> What this task involves
In the listing that follows, count the lines holding the word "with" and report only that number.

--- Begin Supplied material ---

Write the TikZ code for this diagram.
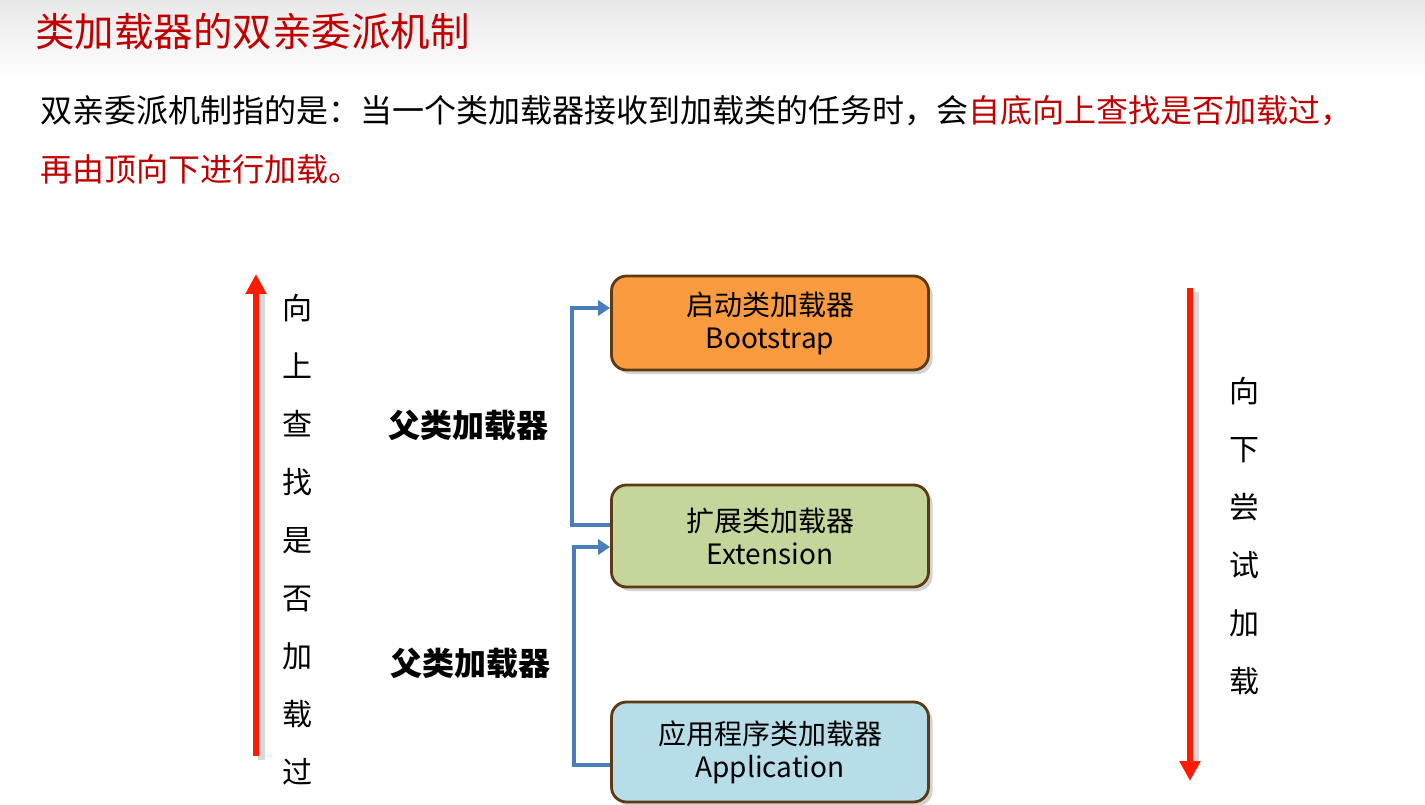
\documentclass[tikz,border=0pt]{standalone}
\usepackage{fontspec}
\setmainfont{Noto Sans CJK SC}
\usetikzlibrary{arrows.meta,shadows}
\definecolor{titlered}{HTML}{C00000}
\definecolor{boxborder}{HTML}{5C3A14}
\definecolor{orangefill}{HTML}{F99B3E}
\definecolor{greenfill}{HTML}{C5D69C}
\definecolor{bluefill}{HTML}{B7DDE8}
\definecolor{linkblue}{HTML}{4A7EBB}
\definecolor{arrowred}{HTML}{FF1A00}
\begin{document}
\begin{tikzpicture}[x=1pt,y=-1pt,
  loader/.style={draw=boxborder, line width=2.8pt, rounded corners=15pt,
    minimum width=317pt, align=center, inner sep=0pt,
    font=\fontsize{28}{33}\selectfont,
    drop shadow={shadow xshift=4pt, shadow yshift=-4pt, opacity=0.35}},
  link/.style={draw=linkblue, line width=3.5pt,
    -{Triangle[length=12pt,width=15pt]}},
  bigarrow/.style={draw=arrowred, line width=6.5pt,
    -{Triangle[length=20pt,width=20pt]}},
  arrowshadow/.style={draw=black, opacity=0.15, line width=7pt},
  vtext/.style={align=center, inner sep=0pt, font=\fontsize{30}{58}\selectfont},
  parentlabel/.style={inner sep=0pt, font=\fontsize{32}{32}\selectfont\bfseries},
  bodytext/.style={anchor=west, inner sep=0pt, font=\fontsize{32}{32}\selectfont}
]
\useasboundingbox (0,0) rectangle (1425,805);
\fill[white] (0,0) rectangle (1425,805);
\shade[top color=black!9, bottom color=white] (0,0) rectangle (1425,80);

% title
\node[anchor=west, inner sep=0pt, text=titlered, font=\fontsize{39.5}{39.5}\selectfont] (title) at (35,32) {类加载器的双亲委派机制};

% description
\node[bodytext] (line1) at (40,111) {双亲委派机制指的是：当一个类加载器接收到加载类的任务时，会\textcolor{titlered}{自底向上查找是否加载过，}};
\node[bodytext, text=titlered] (line2) at (40,169) {再由顶向下进行加载。};

% loaders
\node[loader, fill=orangefill, minimum height=94pt] (boot) at (770,323) {启动类加载器\\Bootstrap};
\node[loader, fill=greenfill, minimum height=102pt] (ext) at (770,536) {扩展类加载器\\Extension};
\node[loader, fill=bluefill, minimum height=100pt] (app) at (770,752) {应用程序类加载器\\Application};

% connectors
\draw[link] ([yshift=11pt]ext.west) -- ++(-38,0) |- ([yshift=15pt]boot.west);
\draw[link] ([yshift=-13pt]app.west) -- ++(-36,0) |- ([yshift=-11pt]ext.west);

\node[parentlabel] (p1) at (468,425) {父类加载器};
\node[parentlabel] (p2) at (470,663) {父类加载器};

% left arrow
\coordinate (lb) at (256,756);
\coordinate (lt) at (256,274);
\coordinate (lbs) at (261,760);
\coordinate (lts) at (261,290);
\draw[arrowshadow] (lbs) -- (lts);
\draw[bigarrow] (lb) -- (lt);
\node[vtext] (up) at (297,540) {向\\上\\查\\找\\是\\否\\加\\载\\过};

% right arrow
\coordinate (rt) at (1190,288);
\coordinate (rb) at (1190,781);
\coordinate (rts) at (1195,292);
\coordinate (rbs) at (1195,768);
\draw[arrowshadow] (rts) -- (rbs);
\draw[bigarrow] (rt) -- (rb);
\node[vtext] (down) at (1244,536) {向\\下\\尝\\试\\加\\载};
\end{tikzpicture}
\end{document}
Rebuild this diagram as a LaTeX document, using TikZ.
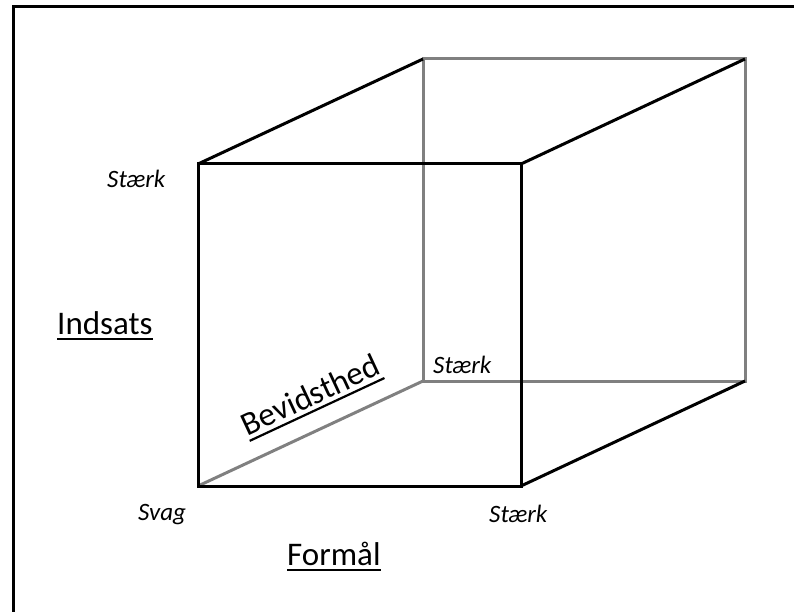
\documentclass[tikz,border=0pt]{standalone}
\usepackage{fontspec}
\setmainfont{Carlito}
\newcommand\myul[1]{\setbox0\hbox{#1}\rlap{\rule[-6pt]{\wd0}{2.2pt}}\box0}
\begin{document}
\begin{tikzpicture}[x=1pt,y=-1pt,
  frontedge/.style={line width=3pt,draw=black},
  backedge/.style={line width=3pt,draw=gray},
  endlab/.style={font=\fontsize{25}{29}\selectfont\itshape, inner sep=0pt, anchor=base west},
  axislab/.style={font=\fontsize{33}{38}\selectfont, inner sep=0pt, anchor=base west}]
\useasboundingbox (0,0) rectangle (794,612);
% frame
\coordinate (f1) at (13,612);
\coordinate (f2) at (13,7);
\coordinate (f3) at (794,7);
\draw[line width=3pt] (f1) -- (f2) -- (f3);
% cube corners
\coordinate (A) at (198,164);
\coordinate (B) at (521,164);
\coordinate (C) at (521,486);
\coordinate (D) at (198,486);
\coordinate (E) at (423,59);
\coordinate (F) at (745,59);
\coordinate (G) at (745,381);
\coordinate (H) at (423,381);
% hidden / back edges
\draw[backedge] (E) -- (F) -- (G) -- (H) -- cycle;
\draw[backedge] (D) -- (H);
% front edges
\draw[frontedge] (A) -- (B) -- (C) -- (D) -- cycle;
\draw[frontedge] (A) -- (E);
\draw[frontedge] (B) -- (F);
\draw[frontedge] (C) -- (G);
% labels
\node[endlab] (s1) at (107,188) {Stærk};
\node[axislab] (ind) at (57,334) {\myul{Indsats}};
\node[axislab, anchor=base, rotate=25] (bev) at (315,405) {\myul{Bevidsthed}};
\node[endlab] (s2) at (433,373) {Stærk};
\node[endlab] (svag) at (138,520) {Svag};
\node[endlab] (s3) at (489,522) {Stærk};
\node[axislab] (form) at (287,565) {\myul{Formål}};
\end{tikzpicture}
\end{document}
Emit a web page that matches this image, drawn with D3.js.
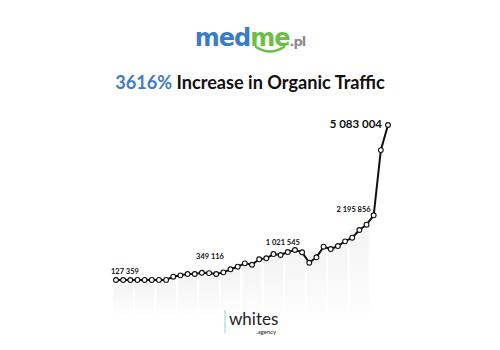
<!DOCTYPE html>
<html lang="en">
<head>
    <meta charset="UTF-8">
    <title>medme.pl organic traffic</title>
    <script src="https://d3js.org/d3.v7.min.js"></script>
</head>
<style>
    html,body {
        margin: 0;
        padding: 0;
        background: #fff;
    }
</style>
<body>
    <div id="svg"></div>
</body>
<script>
    // monthly organic traffic
    const traffic = [127359, 127900, 128400, 129000, 129500, 130100, 130600, 131200,
        233000, 277000, 319000, 320000, 360000, 349116, 320000, 373000, 470000, 553000,
        660000, 616000, 789000, 821000, 958000, 927000, 1021545, 1087000, 1013000, 680000,
        853000, 1192000, 1118000, 1214000, 1364000, 1480000, 1726000, 1895000, 2195856,
        4280000, 5083004];
    // which points get a value label
    const labelled = [0, 13, 24, 36, 38];
    const labelText = ['127 359', '349 116', '1 021 545', '2 195 856', '5 083 004'];

    const width = 500;
    const height = 350;

    const svg = d3.select('#svg').append('svg')
        .attr('width', width)
        .attr('height', height)
        .style('font-family', 'Lato, "Open Sans", sans-serif');

    const xScale = d3.scalePoint().domain(traffic.map((d, i) => i)).range([116, 388]);
    const yScale = d3.scaleLinear().domain([0, d3.max(traffic)]).range([284, 125]);
    const step = xScale.step();

    // faint columns behind the line
    const defs = svg.append('defs');
    const grad = defs.append('linearGradient').attr('id', 'fade')
        .attr('x1', 0).attr('y1', 0).attr('x2', 0).attr('y2', 1);
    grad.append('stop').attr('offset', '0%').attr('stop-color', '#f4f4f4');
    grad.append('stop').attr('offset', '100%').attr('stop-color', '#fdfdfd');

    const groups = d3.range(0, traffic.length - 3, 3);
    svg.append('g').selectAll('rect').data(groups).enter().append('rect')
        .attr('x', i => xScale(i) - step / 2 + 1)
        .attr('width', step * 3 - 2)
        .attr('y', i => yScale(d3.max(traffic.slice(i, i + 3))) + 4)
        .attr('height', i => 314 - yScale(d3.max(traffic.slice(i, i + 3))) - 4)
        .attr('fill', 'url(#fade)');

    // line
    const line = d3.line().x((d, i) => xScale(i)).y(d => yScale(d));
    svg.append('path').datum(traffic)
        .attr('d', line)
        .attr('fill', 'none')
        .attr('stroke', '#111')
        .attr('stroke-width', 2)
        .attr('stroke-linejoin', 'round');

    svg.append('g').selectAll('circle').data(traffic).enter().append('circle')
        .attr('cx', (d, i) => xScale(i))
        .attr('cy', d => yScale(d))
        .attr('r', 2.4)
        .attr('fill', '#fff')
        .attr('stroke', '#111')
        .attr('stroke-width', 1.1);

    // value labels
    const labelStyle = [
        {dx: -5, dy: -6, anchor: 'start', size: 7.5},
        {dx: -13, dy: -14, anchor: 'start', size: 7.5},
        {dx: -22, dy: -7, anchor: 'start', size: 7.5},
        {dx: -3, dy: -3, anchor: 'end', size: 7.5},
        {dx: -6, dy: 3, anchor: 'end', size: 11.5}
    ];
    svg.append('g').selectAll('text').data(labelled).enter().append('text')
        .attr('x', (d, k) => xScale(d) + labelStyle[k].dx)
        .attr('y', (d, k) => yScale(traffic[d]) + labelStyle[k].dy)
        .attr('text-anchor', (d, k) => labelStyle[k].anchor)
        .attr('font-size', (d, k) => labelStyle[k].size)
        .attr('font-weight', 'bold')
        .attr('fill', '#111')
        .text((d, k) => labelText[k]);

    // title
    const title = svg.append('text')
        .attr('x', 250).attr('y', 89)
        .attr('text-anchor', 'middle')
        .attr('font-size', 19)
        .attr('font-weight', 'bold')
        .attr('fill', '#111');
    title.append('tspan').attr('fill', '#3f7cc6').text('3616%');
    title.append('tspan').text(' Increase in Organic Traffic');
    const tw = title.node().getComputedTextLength();
    title.attr('font-size', 19 * 270 / tw);

    // medme.pl logo
    const logo = svg.append('text')
        .attr('x', 250).attr('y', 46)
        .attr('text-anchor', 'middle')
        .attr('font-family', '"DejaVu Sans", sans-serif')
        .attr('font-size', 24)
        .attr('font-weight', 'bold')
        .attr('letter-spacing', -1);
    logo.append('tspan').attr('fill', '#3a7cc7').text('med');
    logo.append('tspan').attr('fill', '#6cbf45').text('me');
    logo.append('tspan').attr('fill', '#8a8a8a').attr('font-size', 13).text('.pl');
    svg.append('path')
        .attr('d', 'M256,47 Q270,56 284,47')
        .attr('fill', 'none')
        .attr('stroke', '#6cbf45')
        .attr('stroke-width', 2.6)
        .attr('stroke-linecap', 'round');

    // whites agency logo
    svg.append('line')
        .attr('x1', 225).attr('x2', 225).attr('y1', 310).attr('y2', 333)
        .attr('stroke', '#8fd3d0').attr('stroke-width', 1);
    svg.append('text')
        .attr('x', 229).attr('y', 325)
        .attr('font-size', 17)
        .attr('fill', '#222')
        .text('whites');
    svg.append('text')
        .attr('x', 276).attr('y', 334)
        .attr('text-anchor', 'end')
        .attr('font-size', 6)
        .attr('fill', '#222')
        .text('.agency');
</script>
</html>
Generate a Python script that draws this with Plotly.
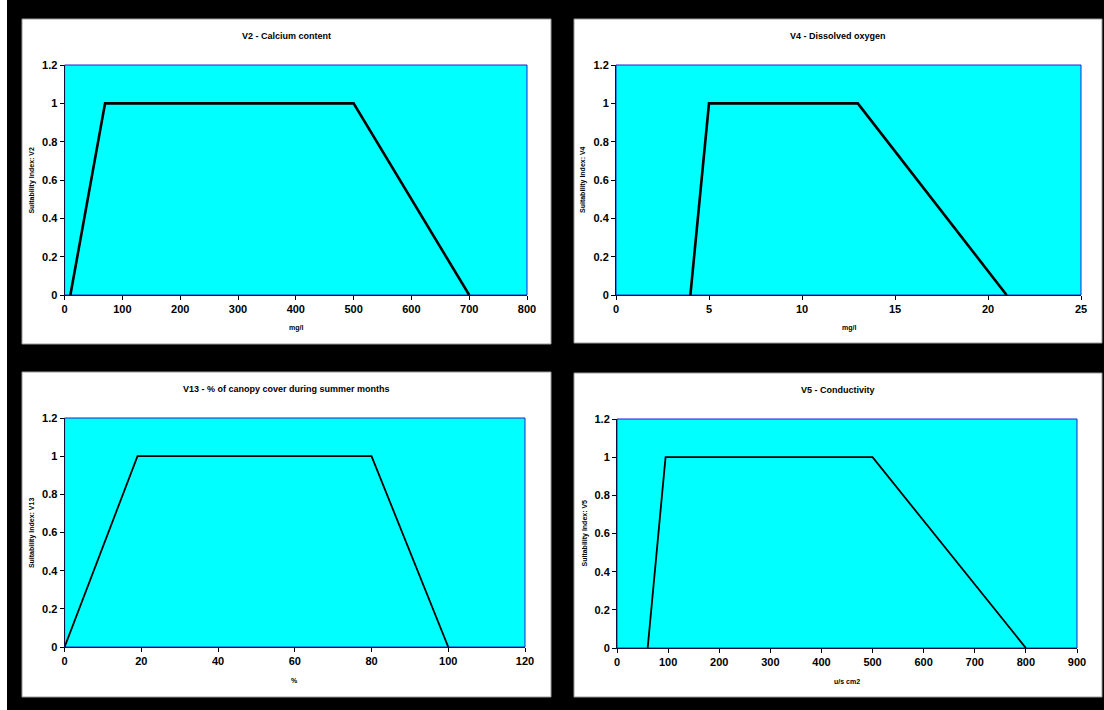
import plotly.graph_objects as go

# ---- data ----
v2_x = [10, 70, 500, 700]
v2_y = [0, 1, 1, 0]
v4_x = [4, 5, 13, 21]
v4_y = [0, 1, 1, 0]
v13_x = [0, 19, 80, 100]
v13_y = [0, 1, 1, 0]
v5_x = [60, 95, 500, 800]
v5_y = [0, 1, 1, 0]

titles = ["V2 - Calcium content", "V4 - Dissolved oxygen",
          "V13 - % of canopy cover during summer months", "V5 - Conductivity"]
x_titles = ["mg/l", "mg/l", "%", "u/s cm2"]
y_titles = ["Suitability Index: V2", "Suitability Index: V4",
            "Suitability Index: V13", "Suitability Index: V5"]
x_ranges = [(0, 800, 100), (0, 25, 5), (0, 120, 20), (0, 900, 100)]
y_range = (0, 1.2, 0.2)

W, H = 1104, 710
def px(x): return x / W
def py(y): return 1 - y / H

plots = [(64.6, 65, 527, 295), (616, 65, 1081, 295),
         (64.6, 418, 525, 647), (617, 419, 1077, 648)]
panels = [(22, 19, 551, 344), (574, 19, 1102, 343),
          (22, 372, 551, 697), (574, 373, 1102, 697)]
widths = [2.6, 2.6, 1.8, 1.8]

series = [(v2_x, v2_y), (v4_x, v4_y), (v13_x, v13_y), (v5_x, v5_y)]

fig = go.Figure()
shapes = [dict(type="rect", xref="paper", yref="paper", x0=0, x1=px(7), y0=0, y1=1,
               fillcolor="white", line=dict(width=0), layer="below")]
annotations = []
FAM = "Liberation Sans, Arial"
tickfont = dict(family=FAM, size=11, color="black", weight="bold")

for i, ((xs, ys), (l, t, r, b), (pl, pt, pr, pb)) in enumerate(zip(series, plots, panels)):
    n = "" if i == 0 else str(i + 1)
    xa, ya = "x" + n, "y" + n
    fig.add_trace(go.Scatter(x=xs, y=ys, mode="lines", xaxis=xa, yaxis=ya,
                             line=dict(color="black", width=widths[i]),
                             showlegend=False, hoverinfo="skip"))
    x0, x1, dx = x_ranges[i]
    fig.layout["xaxis" + n] = dict(
        domain=[px(l), px(r)], range=[x0, x1], tick0=x0, dtick=dx,
        anchor=ya, showgrid=False, zeroline=False, showline=True, automargin=False,
        linecolor="#101040", linewidth=1, ticks="outside", ticklen=4,
        tickcolor="black", tickfont=tickfont, fixedrange=True)
    fig.layout["yaxis" + n] = dict(
        domain=[py(b), py(t)], range=[y_range[0], y_range[1]], tick0=0, dtick=y_range[2],
        anchor=xa, showgrid=False, zeroline=False, showline=True, automargin=False,
        linecolor="#101040", linewidth=1, ticks="outside", ticklen=4,
        tickcolor="black", tickfont=tickfont, fixedrange=True)
    shapes.append(dict(type="rect", xref="paper", yref="paper",
                       x0=px(pl), x1=px(pr), y0=py(pb), y1=py(pt),
                       fillcolor="white", line=dict(color="#9a9a9a", width=1),
                       layer="below"))
    shapes.append(dict(type="rect", xref=xa + " domain", yref=ya + " domain",
                       x0=0, x1=1, y0=0, y1=1, fillcolor="#00FFFF",
                       line=dict(color="#2020d0", width=1), layer="below"))
    cx = (pl + pr) / 2
    annotations.append(dict(text="<b>%s</b>" % titles[i], xref="paper", yref="paper",
                            x=px(cx), y=py(pt + 17), showarrow=False,
                            xanchor="center", yanchor="middle",
                            font=dict(family=FAM, size=9, color="black")))
    annotations.append(dict(text="<b>%s</b>" % x_titles[i], xref="paper", yref="paper",
                            x=px((l + r) / 2), y=py(b + 33), showarrow=False,
                            xanchor="center", yanchor="middle",
                            font=dict(family=FAM, size=7, color="black")))
    annotations.append(dict(text="<b>%s</b>" % y_titles[i], xref="paper", yref="paper",
                            x=px(l - 33), y=py((t + b) / 2), showarrow=False, textangle=-90,
                            xanchor="center", yanchor="middle",
                            font=dict(family=FAM, size=7, color="black")))

fig.update_layout(width=W, height=H, margin=dict(l=0, r=0, t=0, b=0, pad=0, autoexpand=False),
                  paper_bgcolor="black", plot_bgcolor="#00FFFF",
                  shapes=shapes, annotations=annotations,
                  font=dict(family=FAM, color="black"))

post = "document.body.style.margin='0';document.body.style.overflow='hidden';"
fig.write_html("out.html", config={"displayModeBar": False}, post_script=post)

--- End Supplied material ---

> Correct output
2